#### Input material
* * * * *

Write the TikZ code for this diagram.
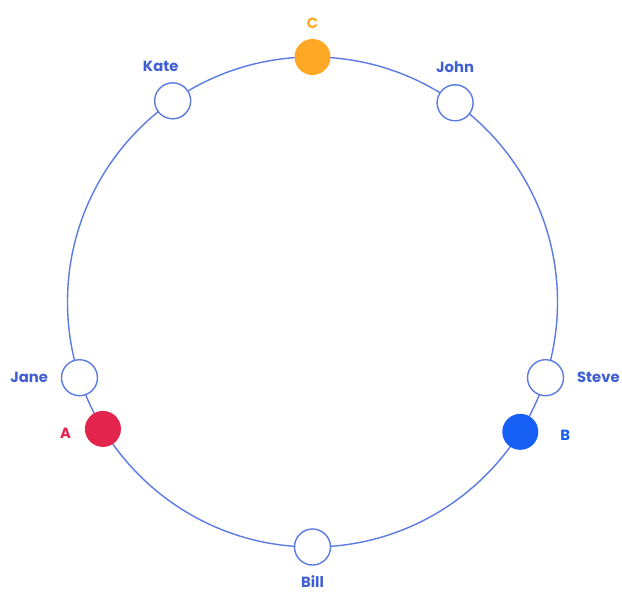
\documentclass[tikz,border=0pt]{standalone}
\usepackage{fontspec}
\setmainfont{Poppins}
\usepackage{tikz}
\usetikzlibrary{positioning}

\definecolor{ringblue}{HTML}{5B7BE2}
\definecolor{namblue}{HTML}{3F5ED3}
\definecolor{corange}{HTML}{FFA826}
\definecolor{ared}{HTML}{E3244C}
\definecolor{bblue}{HTML}{1660F5}

\tikzset{
  server/.style={circle, draw=ringblue, line width=1pt, fill=white, minimum size=0.9cm, inner sep=0pt},
  keydot/.style={circle, minimum size=0.9cm, inner sep=0pt},
  tag/.style={font=\fontsize{10.5}{13}\selectfont\bfseries, text=namblue, inner sep=1pt}
}

\begin{document}
\begin{tikzpicture}[x=0.025cm, y=0.025cm]
    \useasboundingbox (-312.5,-290) rectangle (309.5,302);

    % Ring
    \draw[ringblue, line width=1pt] (0,0) circle (245);

    % Servers
    \node[server] (kate)  at (124.8:245) {};
    \node[server] (john)  at (54.4:245) {};
    \node[server] (jane)  at (198:245) {};
    \node[server] (steve) at (342:245) {};
    \node[server] (bill)  at (270:245) {};

    % Keys
    \node[keydot, fill=corange] (c) at (90:245) {};
    \node[keydot, fill=ared] (a) at (211.2:245) {};
    \node[keydot, fill=bblue] (b) at (328:245) {};

    % Labels
    \node[tag, above=0.22cm of kate, xshift=-0.3cm] (katelbl) {Kate};
    \node[tag, above=0.24cm of john] (johnlbl) {John};
    \node[tag, left=0.28cm of jane] (janelbl) {Jane};
    \node[tag, right=0.28cm of steve] (stevelbl) {Steve};
    \node[tag, below=0.21cm of bill] (billlbl) {Bill};
    \node[tag, text=corange, above=0.22cm of c] (clbl) {C};
    \node[tag, text=ared, left=0.3cm of a, yshift=-0.12cm] (albl) {A};
    \node[tag, text=bblue, right=0.5cm of b, yshift=-0.08cm] (blbl) {B};
\end{tikzpicture}
\end{document}
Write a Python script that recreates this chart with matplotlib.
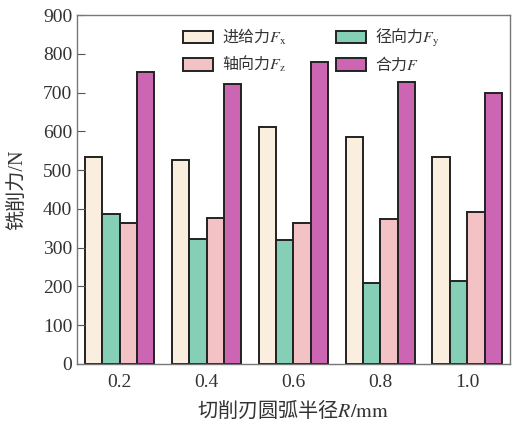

* * * * *

#### Work instructions
Transcribe all the records above word for word, without their images.

#### Reply to the task
Write the TikZ code for this diagram.
\documentclass[tikz,border=0pt]{standalone}
\usepackage{fontspec}
\setmainfont{Poppins}
\usepackage{tikz}
\usetikzlibrary{positioning}

\definecolor{ringblue}{HTML}{5B7BE2}
\definecolor{namblue}{HTML}{3F5ED3}
\definecolor{corange}{HTML}{FFA826}
\definecolor{ared}{HTML}{E3244C}
\definecolor{bblue}{HTML}{1660F5}

\tikzset{
  server/.style={circle, draw=ringblue, line width=1pt, fill=white, minimum size=0.9cm, inner sep=0pt},
  keydot/.style={circle, minimum size=0.9cm, inner sep=0pt},
  tag/.style={font=\fontsize{10.5}{13}\selectfont\bfseries, text=namblue, inner sep=1pt}
}

\begin{document}
\begin{tikzpicture}[x=0.025cm, y=0.025cm]
    \useasboundingbox (-312.5,-290) rectangle (309.5,302);

    % Ring
    \draw[ringblue, line width=1pt] (0,0) circle (245);

    % Servers
    \node[server] (kate)  at (124.8:245) {};
    \node[server] (john)  at (54.4:245) {};
    \node[server] (jane)  at (198:245) {};
    \node[server] (steve) at (342:245) {};
    \node[server] (bill)  at (270:245) {};

    % Keys
    \node[keydot, fill=corange] (c) at (90:245) {};
    \node[keydot, fill=ared] (a) at (211.2:245) {};
    \node[keydot, fill=bblue] (b) at (328:245) {};

    % Labels
    \node[tag, above=0.22cm of kate, xshift=-0.3cm] (katelbl) {Kate};
    \node[tag, above=0.24cm of john] (johnlbl) {John};
    \node[tag, left=0.28cm of jane] (janelbl) {Jane};
    \node[tag, right=0.28cm of steve] (stevelbl) {Steve};
    \node[tag, below=0.21cm of bill] (billlbl) {Bill};
    \node[tag, text=corange, above=0.22cm of c] (clbl) {C};
    \node[tag, text=ared, left=0.3cm of a, yshift=-0.12cm] (albl) {A};
    \node[tag, text=bblue, right=0.5cm of b, yshift=-0.08cm] (blbl) {B};
\end{tikzpicture}
\end{document}
Write a Python script that recreates this chart with matplotlib.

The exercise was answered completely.